The Sabbath is one of the topics in this week’s parsha. “Six days work should be done, and on the seventh day it is a Sabbath of Sabbaths. It is a special holiday to G-d, and you should not do any work. Wherever you live it is a Sabbath to G-d” (Leviticus 23:3).
The modern concept of work is very different from what the Torah means when it stresses “do not do any work.” The word for work is “melacha”. The definition of this word is derived from its usage elsewhere in the Torah. In the places discussing the building of the Tabernacle the word “melacha” is used. There it is used to mean any of 39 activities enumerated in the Talmud which were done in the building of the Tabernacle. The Torah doesn’t only mean to say that one should not go to work. In fact, some people are actually allowed to do jobs which don’t involve transgressing any of the 39 activities. The Talmud discusses people who guard orchards as a permitted activity.

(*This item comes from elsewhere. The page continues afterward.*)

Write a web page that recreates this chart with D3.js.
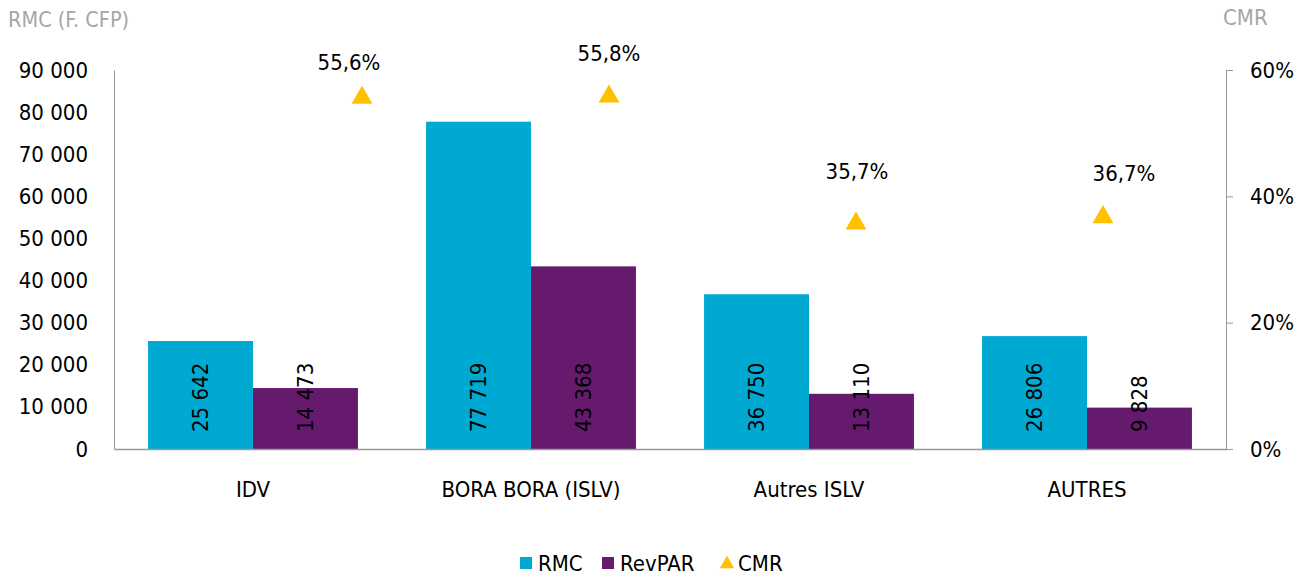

The topic of the Sabbath is explained by Rabbi Samson Raphael Hirsch (19 cent. Frankfurt). “Behold! G-d crowned his work with the seventh day of creation…and bestowed on it a constantly recurring sanctity and a blessing. A sanctity, that through it man should be continually reminded of his appointment by G-d in G-d’s world to be G-d’s servant. A blessing, that on the seventh day spirit and mind should always gain renewed strength for the worthy fulfilment of his duty…But how can the Sabbath become such a symbol, education, and sanctification for this task?…How above all, does man show his dominion over the earth? In that he can fashion all things in his environment to his own purpose…He is allowed to rule over the world for six days with G-d’s will. On the seventh day, however, he is forbidden by Divine behest to fashion anything for his own purpose. In this way he acknowledges that he has no rights of ownership or authority over the world…On each Sabbath day, the world, so to speak, is restored to G-d, and thus man proclaims, both to himself and his surroundings, that he enjoys only a borrowed authority.”
Shabbos is a time to emphasize our spirituality and our relationship with G-d. Shabbos is to those who love it, a time to change gears. One who partakes of the Shabbos spirit doesn’t view the retrictions as limiting. He views them as liberating. Shabbos is the time when we can concentrate fully on our purpose in this world and recharge our batteries so we can begin the week anew with those goals. Shabbos is a day to spend time with family, and share our lives together.
Shabbos has been the dear friend and trusted companion of the Jewish Nation for 33 centuries. Become aware of Shabbos. Contemplate its message. Live with Shabbos.